GIVEN MATERIAL:
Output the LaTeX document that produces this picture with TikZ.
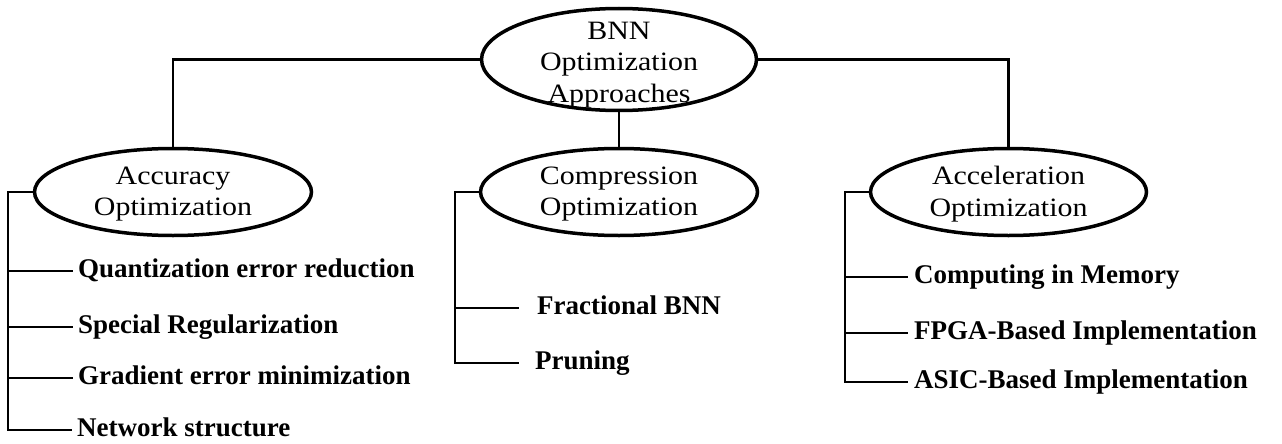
\documentclass[tikz,border=0pt]{standalone}
\usepackage{fontspec}
\setmainfont{Liberation Serif}
\newfontfamily\ovalfont{Liberation Serif}[FakeStretch=1.13]
\usetikzlibrary{shapes.geometric}
\tikzset{
  oval/.style={ellipse, draw, line width=3.5pt, inner sep=0pt},
  otext/.style={font=\ovalfont\fontsize{26.5}{31.5}\selectfont, align=center, inner sep=0pt},
  leaf/.style={font=\bfseries\fontsize{27}{32}\selectfont, inner sep=0pt, anchor=west, text height=18pt, text depth=5pt},
  conn/.style={line width=2.2pt}
}
\begin{document}
\begin{tikzpicture}[x=1pt,y=-1pt]
\useasboundingbox (0,0) rectangle (1282,444);
% ellipses
\node[oval, minimum width=275pt, minimum height=102pt,
  label={[otext, yshift=-5.5pt]center:BNN\\Optimization\\Approaches}] (top) at (619,59.5) {};
\node[oval, minimum width=277pt, minimum height=87pt,
  label={[otext, yshift=-2pt]center:Accuracy\\Optimization}] (acc) at (173,192) {};
\node[oval, minimum width=277pt, minimum height=87pt,
  label={[otext, yshift=-2pt]center:Compression\\Optimization}] (comp) at (619,192) {};
\node[oval, minimum width=276pt, minimum height=87pt,
  label={[otext, yshift=-2pt]center:Acceleration\\Optimization}] (accel) at (1008.5,192) {};
% leaves
\node[leaf] (a1) at (78,271) {Quantization error reduction};
\node[leaf] (a2) at (78,327) {Special Regularization};
\node[leaf] (a3) at (78,378) {Gradient error minimization};
\node[leaf] (a4) at (77,430) {Network structure};
\node[leaf] (c1) at (537,308) {Fractional BNN};
\node[leaf] (c2) at (535,363) {Pruning};
\node[leaf] (s1) at (914,277) {Computing in Memory};
\node[leaf] (s2) at (914,333) {FPGA-Based Implementation};
\node[leaf] (s3) at (914,382) {ASIC-Based Implementation};
% spines
\coordinate (as) at (8,430);
\coordinate (cs) at (455,363);
\coordinate (ss) at (845,382);
% top connectors
\draw[conn] (top.west) -| (acc.north);
\draw[conn] (top.east) -| (accel.north);
\draw[conn] (top.south) -- (comp.north);
% accuracy branch
\draw[conn] (acc.west) -| (as) -- ([xshift=-5pt]a4.west);
\foreach \n in {a1,a2,a3} \draw[conn] (as |- \n.west) -- ([xshift=-5pt]\n.west);
% compression branch
\draw[conn] (comp.west) -| (cs) -- ([xshift=-16pt]c2.west);
\draw[conn] (cs |- c1.west) -- ([xshift=-18pt]c1.west);
% acceleration branch
\draw[conn] (accel.west) -| (ss) -- ([xshift=-6pt]s3.west);
\foreach \n in {s1,s2} \draw[conn] (ss |- \n.west) -- ([xshift=-6pt]\n.west);
\end{tikzpicture}
\end{document}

WRITTEN PROBLEM:
Transcribe all the lines above exactly, apart from the pictures.

TASK SOLUTION:
Output the LaTeX document that produces this picture with TikZ.
\documentclass[tikz,border=0pt]{standalone}
\usepackage{fontspec}
\setmainfont{Liberation Serif}
\newfontfamily\ovalfont{Liberation Serif}[FakeStretch=1.13]
\usetikzlibrary{shapes.geometric}
\tikzset{
  oval/.style={ellipse, draw, line width=3.5pt, inner sep=0pt},
  otext/.style={font=\ovalfont\fontsize{26.5}{31.5}\selectfont, align=center, inner sep=0pt},
  leaf/.style={font=\bfseries\fontsize{27}{32}\selectfont, inner sep=0pt, anchor=west, text height=18pt, text depth=5pt},
  conn/.style={line width=2.2pt}
}
\begin{document}
\begin{tikzpicture}[x=1pt,y=-1pt]
\useasboundingbox (0,0) rectangle (1282,444);
% ellipses
\node[oval, minimum width=275pt, minimum height=102pt,
  label={[otext, yshift=-5.5pt]center:BNN\\Optimization\\Approaches}] (top) at (619,59.5) {};
\node[oval, minimum width=277pt, minimum height=87pt,
  label={[otext, yshift=-2pt]center:Accuracy\\Optimization}] (acc) at (173,192) {};
\node[oval, minimum width=277pt, minimum height=87pt,
  label={[otext, yshift=-2pt]center:Compression\\Optimization}] (comp) at (619,192) {};
\node[oval, minimum width=276pt, minimum height=87pt,
  label={[otext, yshift=-2pt]center:Acceleration\\Optimization}] (accel) at (1008.5,192) {};
% leaves
\node[leaf] (a1) at (78,271) {Quantization error reduction};
\node[leaf] (a2) at (78,327) {Special Regularization};
\node[leaf] (a3) at (78,378) {Gradient error minimization};
\node[leaf] (a4) at (77,430) {Network structure};
\node[leaf] (c1) at (537,308) {Fractional BNN};
\node[leaf] (c2) at (535,363) {Pruning};
\node[leaf] (s1) at (914,277) {Computing in Memory};
\node[leaf] (s2) at (914,333) {FPGA-Based Implementation};
\node[leaf] (s3) at (914,382) {ASIC-Based Implementation};
% spines
\coordinate (as) at (8,430);
\coordinate (cs) at (455,363);
\coordinate (ss) at (845,382);
% top connectors
\draw[conn] (top.west) -| (acc.north);
\draw[conn] (top.east) -| (accel.north);
\draw[conn] (top.south) -- (comp.north);
% accuracy branch
\draw[conn] (acc.west) -| (as) -- ([xshift=-5pt]a4.west);
\foreach \n in {a1,a2,a3} \draw[conn] (as |- \n.west) -- ([xshift=-5pt]\n.west);
% compression branch
\draw[conn] (comp.west) -| (cs) -- ([xshift=-16pt]c2.west);
\draw[conn] (cs |- c1.west) -- ([xshift=-18pt]c1.west);
% acceleration branch
\draw[conn] (accel.west) -| (ss) -- ([xshift=-6pt]s3.west);
\foreach \n in {s1,s2} \draw[conn] (ss |- \n.west) -- ([xshift=-6pt]\n.west);
\end{tikzpicture}
\end{document}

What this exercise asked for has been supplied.